Judge Gerber broke down the statute into three prongs for analyzing whether to apply reverse preemption.  First, he considered whether the federal law at issue specifically relates to the business of insurance, and quickly concluded that the Bankruptcy Code does not.  Therefore, he found, the “unless” clause at the end of the McCarran-Ferguson provision cited (“unless such Act specifically relates to the business of insurance”) did not apply.
The second prong concerns whether the state law at issue was “enacted for the purpose of regulating” insurance.  Here, the parties disagreed about which state law was at issue.  Citing the Supreme Court case U.S. Dept. of Treasury v. Fabe, Ames asserted that only the specific statute relegating jurisdiction to the Illinois state court was at issue.  Judge Gerber agreed that the specific statute was the appropriate federal law to assess, but found that the jurisdictional provision had a regulatory purpose after all.  He cited the Second Circuit decision Stephens v. American Intern. Ins. Co. for a broad reading of the second prong of the McCarran-Ferguson analysis.  Accordingly, Judge Gerber reasoned, the purpose of the jurisdictional provision of the Illinois state law was to ensure orderly and predictable liquidations of insurance companies, and therefore, the state law at issue regulated the business of insurance.

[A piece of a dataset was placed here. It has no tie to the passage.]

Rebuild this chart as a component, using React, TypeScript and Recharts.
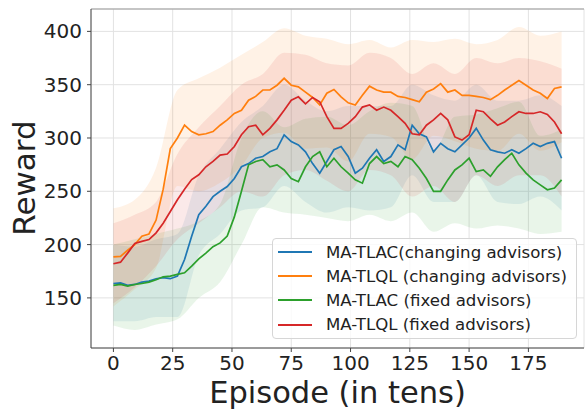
import { Area, CartesianGrid, ComposedChart, Label, Line, ReferenceLine, XAxis, YAxis } from 'recharts'

// mean reward, one value every 3 episodes (0..189)
const EPISODES = Array.from({ length: 64 }, (_, i) => i * 3)

const TLAC_CHANGING = [
  163.5, 164, 161.7, 162.6, 164.8, 165.7, 168, 169, 168, 170.4, 186, 207.8, 228, 236, 245, 250, 254.5, 262, 273,
  276, 281, 282.6, 287, 290, 303, 296.6, 293.5, 287, 276, 267, 278, 289, 292, 282.6, 267, 271.7, 281, 289, 278,
  282.6, 293.5, 289, 312, 304, 301, 287, 295, 290, 287, 293.5, 300, 309, 298, 289, 287, 285.7, 289, 285.7, 290, 295,
  292, 295, 296.6, 281,
]
const TLQL_CHANGING = [
  188.5, 189, 194.7, 200, 207.8, 210, 223, 252, 290, 300, 312, 306, 303, 304, 306, 312, 317, 323, 326, 335.5, 339,
  345, 345, 349.5, 356, 349.5, 348, 343, 338, 331, 342, 345.5, 338.6, 333, 331, 340, 348.6, 345, 343, 343, 339, 338,
  336, 334, 343, 346, 351, 343, 345, 340, 340, 339, 338, 336, 340, 345, 349.5, 354, 349.5, 345, 342, 337, 346.5, 348,
]
const TLAC_FIXED = [
  161.7, 162.6, 161, 162.6, 163.5, 164.8, 167, 169.8, 170.4, 172, 173.5, 179.8, 186.6, 192, 198, 201.6, 208, 226,
  250, 274.8, 278, 279.6, 273, 274.8, 270, 262, 259, 273, 282.6, 287, 273, 281, 273, 267, 260.7, 257.6, 276, 282.6,
  276, 278, 273, 282.6, 279.6, 271.7, 262, 250, 250, 260.7, 270, 274.8, 281, 268.5, 270, 264, 273, 279.6, 285.7,
  274.8, 267, 260.7, 256, 251.4, 253, 260.7,
]
const TLQL_FIXED = [
  182, 183.5, 192, 201, 203, 204.7, 211, 220, 231, 242, 252, 261, 265.5, 273, 278, 284, 285, 292, 303, 310.6, 312,
  303, 309, 317, 326, 335.5, 338.6, 332, 338, 334, 320, 309, 309, 313.7, 320, 329, 331, 326, 329, 326, 320, 313.7,
  304, 303, 312, 317, 323, 317, 301, 298, 303, 326, 324.6, 318, 312, 315, 320, 324.6, 323, 323, 324.6, 322, 315, 304,
]

// shaded spread, one value every 9 episodes
const BAND_EPISODES = Array.from({ length: 22 }, (_, i) => i * 9)

const TLAC_CHANGING_LOW = [128, 128, 132, 132, 190, 210, 232, 235, 255, 240, 230, 235, 232, 235, 265, 240, 240, 265, 240, 238, 245, 232]
const TLAC_CHANGING_HIGH = [200, 198, 205, 210, 265, 290, 315, 330, 350, 335, 325, 330, 330, 330, 350, 340, 335, 350, 335, 335, 340, 330]
const TLQL_CHANGING_LOW = [142, 158, 178, 255, 250, 258, 274, 300, 305, 290, 291, 278, 304, 301, 280, 302, 297, 290, 288, 304, 288, 296]
const TLQL_CHANGING_HIGH = [234, 242, 272, 345, 356, 366, 378, 390, 403, 396, 393, 388, 392, 385, 392, 390, 393, 388, 392, 404, 396, 400]
const TLAC_FIXED_LOW = [124, 120, 125, 130, 150, 165, 200, 235, 230, 228, 225, 222, 228, 222, 230, 212, 220, 215, 218, 215, 210, 212]
const TLAC_FIXED_HIGH = [200, 205, 210, 215, 222, 238, 300, 325, 310, 318, 320, 312, 325, 333, 330, 288, 320, 322, 328, 334, 302, 308]
const TLQL_FIXED_LOW = [145, 160, 180, 205, 220, 235, 250, 245, 265, 270, 260, 250, 270, 265, 245, 255, 240, 265, 255, 265, 265, 245]
const TLQL_FIXED_HIGH = [220, 228, 240, 285, 310, 330, 350, 360, 380, 378, 370, 368, 380, 375, 360, 370, 360, 375, 370, 375, 372, 365]

const X_TICKS = [0, 25, 50, 75, 100, 125, 150, 175]
const Y_TICKS = [150, 200, 250, 300, 350, 400]

const SERIES = [
  { key: 'tlacChanging', name: 'MA-TLAC(changing advisors)', color: '#1f77b4', mean: TLAC_CHANGING, low: TLAC_CHANGING_LOW, high: TLAC_CHANGING_HIGH },
  { key: 'tlqlChanging', name: 'MA-TLQL (changing advisors)', color: '#ff7f0e', mean: TLQL_CHANGING, low: TLQL_CHANGING_LOW, high: TLQL_CHANGING_HIGH },
  { key: 'tlacFixed', name: 'MA-TLAC (fixed advisors)', color: '#2ca02c', mean: TLAC_FIXED, low: TLAC_FIXED_LOW, high: TLAC_FIXED_HIGH },
  { key: 'tlqlFixed', name: 'MA-TLQL (fixed advisors)', color: '#d62728', mean: TLQL_FIXED, low: TLQL_FIXED_LOW, high: TLQL_FIXED_HIGH },
]

const lineData = EPISODES.map((ep, i) => {
  const row: Record<string, number> = { ep }
  SERIES.forEach((s) => (row[s.key] = s.mean[i]))
  return row
})

const bandData = BAND_EPISODES.map((ep, i) => {
  const row: Record<string, number | number[]> = { ep }
  SERIES.forEach((s) => (row[s.key] = [s.low[i], s.high[i]]))
  return row
})

const FONT = '"DejaVu Sans", sans-serif'
const TEXT = '#222'

function SeriesLegend() {
  return (
    <div
      style={{
        position: 'absolute',
        left: 272,
        top: 238,
        width: 305,
        height: 101,
        boxSizing: 'border-box',
        border: '1px solid #d6d6d6',
        borderRadius: 4,
        background: 'rgba(255,255,255,0.8)',
        padding: '1px 0 0 5px',
        fontFamily: FONT,
        fontSize: 16.6,
        color: TEXT,
      }}
    >
      {SERIES.map((s) => (
        <div key={s.key} style={{ display: 'flex', alignItems: 'center', height: 24.2 }}>
          <span style={{ width: 34, height: 2, background: s.color, marginRight: 14 }} />
          <span style={{ whiteSpace: 'nowrap' }}>{s.name}</span>
        </div>
      ))}
    </div>
  )
}

export default function App() {
  return (
    <div style={{ position: 'absolute', left: 0, top: 0, width: 585, height: 409, background: '#fff' }}>
      <ComposedChart width={585} height={409} margin={{ top: 9, right: 1, bottom: 0, left: 0 }}>
        <CartesianGrid stroke="#e2e2e2" strokeWidth={1} />
        <XAxis
          dataKey="ep"
          type="number"
          domain={[-9.45, 198.45]}
          ticks={X_TICKS}
          allowDataOverflow
          height={61}
          tickSize={4}
          tickMargin={4}
          stroke="#444"
          tick={{ fill: TEXT, fontSize: 20, fontFamily: FONT }}
        >
          <Label
            content={() => (
              <text x={337.5} y={403} textAnchor="middle" fontSize={30.5} fontFamily={FONT} fill={TEXT}>
                Episode (in tens)
              </text>
            )}
          />
        </XAxis>
        <YAxis
          type="number"
          domain={[103, 421]}
          ticks={Y_TICKS}
          allowDataOverflow
          width={91}
          tickSize={4}
          tickMargin={5}
          stroke="#444"
          tick={{ fill: TEXT, fontSize: 20, fontFamily: FONT }}
        >
          <Label
            content={() => (
              <text
                x={35}
                y={178}
                transform="rotate(-90 35 178)"
                textAnchor="middle"
                fontSize={31}
                fontFamily={FONT}
                fill={TEXT}
              >
                Reward
              </text>
            )}
          />
        </YAxis>
        <ReferenceLine y={421} stroke="#999" strokeWidth={1} />
        {SERIES.map((s) => (
          <Area
            key={`${s.key}-band`}
            data={bandData}
            dataKey={s.key}
            type="monotone"
            stroke="none"
            fill={s.color}
            fillOpacity={0.1}
            isAnimationActive={false}
            activeDot={false}
          />
        ))}
        {SERIES.map((s) => (
          <Line
            key={s.key}
            data={lineData}
            dataKey={s.key}
            type="linear"
            stroke={s.color}
            strokeWidth={1.7}
            dot={false}
            activeDot={false}
            isAnimationActive={false}
          />
        ))}
      </ComposedChart>
      <SeriesLegend />
    </div>
  )
}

In prong three, however, Judge Gerber came out on Ames’ side, finding that allowing the case to proceed in federal bankruptcy court would not “impair, invalidate, or supersede” Illinois state law.  Judge Gerber cited the Supreme Court decision Humana v. Forsyth for the proposition that “[w]hen federal law does not directly conflict with state regulation, and when application of the federal law would not frustrate any declared state policy or interfere with a State’s administrative regime, McCarran-Ferguson does not preclude its application.”  In other words, for a state law to win out over a federal law, the federal law has to really mess with state policy.  Here, Judge Gerber found that bankruptcy court jurisdiction would not contravene Illinois law in any meaningful way, because any bankruptcy court judgment would remain subject to the priority scheme of the Illinois insurance action. Therefore, hearing the adversary proceeding in federal bankruptcy court would not impair, invalidate or supersede Illinois Insurance Law.
In Ames v. Lumbermens, the Southern District of New York indicated a reluctance to apply McCarren-Ferguson broadly.  A party desiring to challenge bankruptcy court jurisdiction on McCarren-Ferguson grounds will need to find a way in which state law would be impaired.  Pointing to a statute conferring jurisdiction to state court will not suffice.  Rather, for reverse-preemption to apply, the Bankruptcy Code must interfere with state law or policy in a more fundamental way.